SHORT TASK:
Print verbatim the opening line of the material and every subsequent line through the one containing "minimum width=205pt, minimum".

-------------------------

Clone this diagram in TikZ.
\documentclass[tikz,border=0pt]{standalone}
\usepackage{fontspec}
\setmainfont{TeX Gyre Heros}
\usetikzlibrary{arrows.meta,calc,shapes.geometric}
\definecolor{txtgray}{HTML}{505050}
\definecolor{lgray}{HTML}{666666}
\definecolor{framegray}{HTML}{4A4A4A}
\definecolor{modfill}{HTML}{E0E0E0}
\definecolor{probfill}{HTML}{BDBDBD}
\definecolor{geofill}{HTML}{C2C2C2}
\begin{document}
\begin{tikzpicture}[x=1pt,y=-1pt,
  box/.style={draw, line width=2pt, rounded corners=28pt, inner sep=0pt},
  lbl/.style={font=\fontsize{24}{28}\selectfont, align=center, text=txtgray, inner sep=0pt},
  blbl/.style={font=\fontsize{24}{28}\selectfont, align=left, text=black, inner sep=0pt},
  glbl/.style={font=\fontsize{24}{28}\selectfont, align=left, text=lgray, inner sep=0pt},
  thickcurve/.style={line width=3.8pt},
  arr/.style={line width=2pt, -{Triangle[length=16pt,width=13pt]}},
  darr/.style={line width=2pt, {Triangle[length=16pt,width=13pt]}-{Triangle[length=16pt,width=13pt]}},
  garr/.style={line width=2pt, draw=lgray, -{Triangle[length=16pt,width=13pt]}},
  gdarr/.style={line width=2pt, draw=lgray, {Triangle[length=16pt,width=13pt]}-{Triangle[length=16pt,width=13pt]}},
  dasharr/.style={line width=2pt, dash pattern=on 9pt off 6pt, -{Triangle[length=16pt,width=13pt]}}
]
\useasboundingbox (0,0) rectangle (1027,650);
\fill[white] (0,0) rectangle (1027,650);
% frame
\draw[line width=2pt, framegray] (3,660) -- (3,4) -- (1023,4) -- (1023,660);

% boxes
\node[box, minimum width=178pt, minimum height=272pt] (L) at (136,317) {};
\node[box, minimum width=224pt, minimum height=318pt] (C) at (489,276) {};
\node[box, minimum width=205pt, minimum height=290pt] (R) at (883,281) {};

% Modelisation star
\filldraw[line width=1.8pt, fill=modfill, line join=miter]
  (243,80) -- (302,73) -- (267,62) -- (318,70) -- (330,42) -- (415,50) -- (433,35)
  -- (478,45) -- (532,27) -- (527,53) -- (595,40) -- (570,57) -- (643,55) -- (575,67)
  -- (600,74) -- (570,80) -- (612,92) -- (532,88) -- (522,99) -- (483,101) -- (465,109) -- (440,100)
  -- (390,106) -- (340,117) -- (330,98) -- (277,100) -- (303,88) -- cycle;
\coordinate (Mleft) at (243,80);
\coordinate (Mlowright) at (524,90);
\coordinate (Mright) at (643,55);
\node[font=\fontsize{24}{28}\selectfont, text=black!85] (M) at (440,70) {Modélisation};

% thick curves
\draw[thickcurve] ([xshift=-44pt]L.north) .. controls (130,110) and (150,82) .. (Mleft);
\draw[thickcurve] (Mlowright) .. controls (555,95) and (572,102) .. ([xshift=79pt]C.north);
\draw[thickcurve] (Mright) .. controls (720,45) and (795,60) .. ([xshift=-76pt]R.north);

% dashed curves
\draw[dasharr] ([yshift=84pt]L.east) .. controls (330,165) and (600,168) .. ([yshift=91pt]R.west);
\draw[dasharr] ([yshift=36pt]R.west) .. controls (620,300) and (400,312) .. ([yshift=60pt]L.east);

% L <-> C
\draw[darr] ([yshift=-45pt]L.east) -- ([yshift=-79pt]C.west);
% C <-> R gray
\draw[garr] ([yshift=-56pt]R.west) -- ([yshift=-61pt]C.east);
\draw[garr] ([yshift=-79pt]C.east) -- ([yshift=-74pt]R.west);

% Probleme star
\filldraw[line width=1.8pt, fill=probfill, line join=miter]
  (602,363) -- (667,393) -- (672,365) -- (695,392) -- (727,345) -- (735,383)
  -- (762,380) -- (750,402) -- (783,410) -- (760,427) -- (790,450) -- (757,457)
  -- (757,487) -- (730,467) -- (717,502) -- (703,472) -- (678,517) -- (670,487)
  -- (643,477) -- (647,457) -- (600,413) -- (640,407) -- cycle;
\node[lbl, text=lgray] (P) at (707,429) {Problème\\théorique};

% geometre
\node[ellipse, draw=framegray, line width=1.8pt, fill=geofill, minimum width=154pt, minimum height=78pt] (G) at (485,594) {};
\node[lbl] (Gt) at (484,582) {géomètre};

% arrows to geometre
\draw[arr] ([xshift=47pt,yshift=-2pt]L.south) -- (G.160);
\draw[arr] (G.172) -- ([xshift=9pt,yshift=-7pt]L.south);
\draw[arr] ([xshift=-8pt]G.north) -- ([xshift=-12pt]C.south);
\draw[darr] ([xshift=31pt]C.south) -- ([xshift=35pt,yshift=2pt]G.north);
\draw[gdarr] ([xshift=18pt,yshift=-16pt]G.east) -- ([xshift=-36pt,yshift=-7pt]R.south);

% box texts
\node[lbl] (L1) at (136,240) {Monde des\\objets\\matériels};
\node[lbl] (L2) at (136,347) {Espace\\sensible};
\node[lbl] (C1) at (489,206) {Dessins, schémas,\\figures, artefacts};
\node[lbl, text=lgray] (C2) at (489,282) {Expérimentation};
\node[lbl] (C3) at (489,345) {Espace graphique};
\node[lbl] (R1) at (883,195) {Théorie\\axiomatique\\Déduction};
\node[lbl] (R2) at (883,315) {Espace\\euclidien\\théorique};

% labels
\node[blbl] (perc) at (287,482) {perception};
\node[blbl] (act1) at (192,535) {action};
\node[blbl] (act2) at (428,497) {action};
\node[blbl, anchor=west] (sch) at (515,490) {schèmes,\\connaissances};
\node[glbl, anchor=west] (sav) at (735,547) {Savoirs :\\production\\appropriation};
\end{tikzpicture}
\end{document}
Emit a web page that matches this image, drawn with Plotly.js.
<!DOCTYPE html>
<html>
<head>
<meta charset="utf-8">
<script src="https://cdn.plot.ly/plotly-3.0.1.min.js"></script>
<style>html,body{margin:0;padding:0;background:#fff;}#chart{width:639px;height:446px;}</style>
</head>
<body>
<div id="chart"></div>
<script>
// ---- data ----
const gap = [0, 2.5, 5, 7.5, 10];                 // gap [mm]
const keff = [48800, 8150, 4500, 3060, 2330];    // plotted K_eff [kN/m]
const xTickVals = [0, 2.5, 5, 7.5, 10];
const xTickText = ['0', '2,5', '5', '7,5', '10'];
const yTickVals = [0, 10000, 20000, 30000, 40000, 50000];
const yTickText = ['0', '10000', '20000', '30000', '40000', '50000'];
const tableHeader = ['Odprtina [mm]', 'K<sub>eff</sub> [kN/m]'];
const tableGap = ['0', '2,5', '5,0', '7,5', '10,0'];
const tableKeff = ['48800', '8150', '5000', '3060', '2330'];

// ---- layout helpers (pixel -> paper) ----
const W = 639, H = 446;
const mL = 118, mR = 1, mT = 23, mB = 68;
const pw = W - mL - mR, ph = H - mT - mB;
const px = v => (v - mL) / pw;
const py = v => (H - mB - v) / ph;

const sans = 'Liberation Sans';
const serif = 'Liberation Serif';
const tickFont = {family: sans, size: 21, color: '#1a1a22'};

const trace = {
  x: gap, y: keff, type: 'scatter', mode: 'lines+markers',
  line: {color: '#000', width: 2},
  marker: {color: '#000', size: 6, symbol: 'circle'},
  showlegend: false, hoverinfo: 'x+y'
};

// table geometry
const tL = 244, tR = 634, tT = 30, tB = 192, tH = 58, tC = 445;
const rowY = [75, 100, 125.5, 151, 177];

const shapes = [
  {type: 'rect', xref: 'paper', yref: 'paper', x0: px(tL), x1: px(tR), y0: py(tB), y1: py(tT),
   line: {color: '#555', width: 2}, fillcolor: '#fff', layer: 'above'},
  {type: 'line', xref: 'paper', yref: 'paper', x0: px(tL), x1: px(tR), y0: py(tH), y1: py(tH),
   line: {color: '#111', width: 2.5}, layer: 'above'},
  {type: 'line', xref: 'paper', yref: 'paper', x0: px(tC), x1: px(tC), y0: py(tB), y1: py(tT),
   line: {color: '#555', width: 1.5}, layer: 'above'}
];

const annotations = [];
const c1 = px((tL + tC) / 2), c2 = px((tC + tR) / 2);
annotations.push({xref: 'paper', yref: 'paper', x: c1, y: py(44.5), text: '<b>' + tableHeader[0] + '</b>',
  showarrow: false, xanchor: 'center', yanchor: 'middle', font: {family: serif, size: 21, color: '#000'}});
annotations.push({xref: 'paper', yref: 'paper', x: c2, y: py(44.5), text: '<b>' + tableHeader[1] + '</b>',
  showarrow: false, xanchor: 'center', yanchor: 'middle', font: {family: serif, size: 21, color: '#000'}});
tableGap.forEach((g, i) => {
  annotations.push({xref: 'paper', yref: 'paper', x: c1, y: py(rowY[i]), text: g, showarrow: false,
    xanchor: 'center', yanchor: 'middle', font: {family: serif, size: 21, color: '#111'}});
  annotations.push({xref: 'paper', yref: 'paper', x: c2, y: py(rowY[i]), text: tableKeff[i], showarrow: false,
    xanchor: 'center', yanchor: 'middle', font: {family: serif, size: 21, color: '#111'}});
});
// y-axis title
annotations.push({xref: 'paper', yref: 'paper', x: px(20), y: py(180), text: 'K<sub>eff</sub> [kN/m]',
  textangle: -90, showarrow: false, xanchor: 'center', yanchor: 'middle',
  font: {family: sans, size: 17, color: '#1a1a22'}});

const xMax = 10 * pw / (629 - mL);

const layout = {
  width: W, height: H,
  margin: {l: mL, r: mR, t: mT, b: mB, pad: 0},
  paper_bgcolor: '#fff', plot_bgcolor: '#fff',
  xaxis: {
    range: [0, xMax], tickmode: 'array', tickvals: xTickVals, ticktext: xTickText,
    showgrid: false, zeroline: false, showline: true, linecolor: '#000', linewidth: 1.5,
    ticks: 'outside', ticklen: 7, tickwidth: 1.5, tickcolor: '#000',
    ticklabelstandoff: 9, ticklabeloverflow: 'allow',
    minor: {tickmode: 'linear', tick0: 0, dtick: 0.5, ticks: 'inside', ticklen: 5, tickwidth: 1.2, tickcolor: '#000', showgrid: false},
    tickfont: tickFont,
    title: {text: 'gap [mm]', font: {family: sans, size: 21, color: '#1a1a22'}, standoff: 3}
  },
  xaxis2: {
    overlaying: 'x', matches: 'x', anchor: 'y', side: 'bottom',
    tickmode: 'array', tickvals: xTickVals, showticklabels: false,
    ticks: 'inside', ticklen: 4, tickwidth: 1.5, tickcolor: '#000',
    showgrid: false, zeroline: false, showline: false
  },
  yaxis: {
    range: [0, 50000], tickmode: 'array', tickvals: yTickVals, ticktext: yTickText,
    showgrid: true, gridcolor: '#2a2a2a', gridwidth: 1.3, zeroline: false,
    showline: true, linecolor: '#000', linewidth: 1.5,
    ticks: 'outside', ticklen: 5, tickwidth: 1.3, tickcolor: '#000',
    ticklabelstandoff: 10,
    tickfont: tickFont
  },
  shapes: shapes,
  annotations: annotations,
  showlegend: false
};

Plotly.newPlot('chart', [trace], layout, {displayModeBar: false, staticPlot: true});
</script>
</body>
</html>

-------------------------

COMPLETE RESPONSE:
Clone this diagram in TikZ.
\documentclass[tikz,border=0pt]{standalone}
\usepackage{fontspec}
\setmainfont{TeX Gyre Heros}
\usetikzlibrary{arrows.meta,calc,shapes.geometric}
\definecolor{txtgray}{HTML}{505050}
\definecolor{lgray}{HTML}{666666}
\definecolor{framegray}{HTML}{4A4A4A}
\definecolor{modfill}{HTML}{E0E0E0}
\definecolor{probfill}{HTML}{BDBDBD}
\definecolor{geofill}{HTML}{C2C2C2}
\begin{document}
\begin{tikzpicture}[x=1pt,y=-1pt,
  box/.style={draw, line width=2pt, rounded corners=28pt, inner sep=0pt},
  lbl/.style={font=\fontsize{24}{28}\selectfont, align=center, text=txtgray, inner sep=0pt},
  blbl/.style={font=\fontsize{24}{28}\selectfont, align=left, text=black, inner sep=0pt},
  glbl/.style={font=\fontsize{24}{28}\selectfont, align=left, text=lgray, inner sep=0pt},
  thickcurve/.style={line width=3.8pt},
  arr/.style={line width=2pt, -{Triangle[length=16pt,width=13pt]}},
  darr/.style={line width=2pt, {Triangle[length=16pt,width=13pt]}-{Triangle[length=16pt,width=13pt]}},
  garr/.style={line width=2pt, draw=lgray, -{Triangle[length=16pt,width=13pt]}},
  gdarr/.style={line width=2pt, draw=lgray, {Triangle[length=16pt,width=13pt]}-{Triangle[length=16pt,width=13pt]}},
  dasharr/.style={line width=2pt, dash pattern=on 9pt off 6pt, -{Triangle[length=16pt,width=13pt]}}
]
\useasboundingbox (0,0) rectangle (1027,650);
\fill[white] (0,0) rectangle (1027,650);
% frame
\draw[line width=2pt, framegray] (3,660) -- (3,4) -- (1023,4) -- (1023,660);

% boxes
\node[box, minimum width=178pt, minimum height=272pt] (L) at (136,317) {};
\node[box, minimum width=224pt, minimum height=318pt] (C) at (489,276) {};
\node[box, minimum width=205pt, minimum height=290pt] (R) at (883,281) {};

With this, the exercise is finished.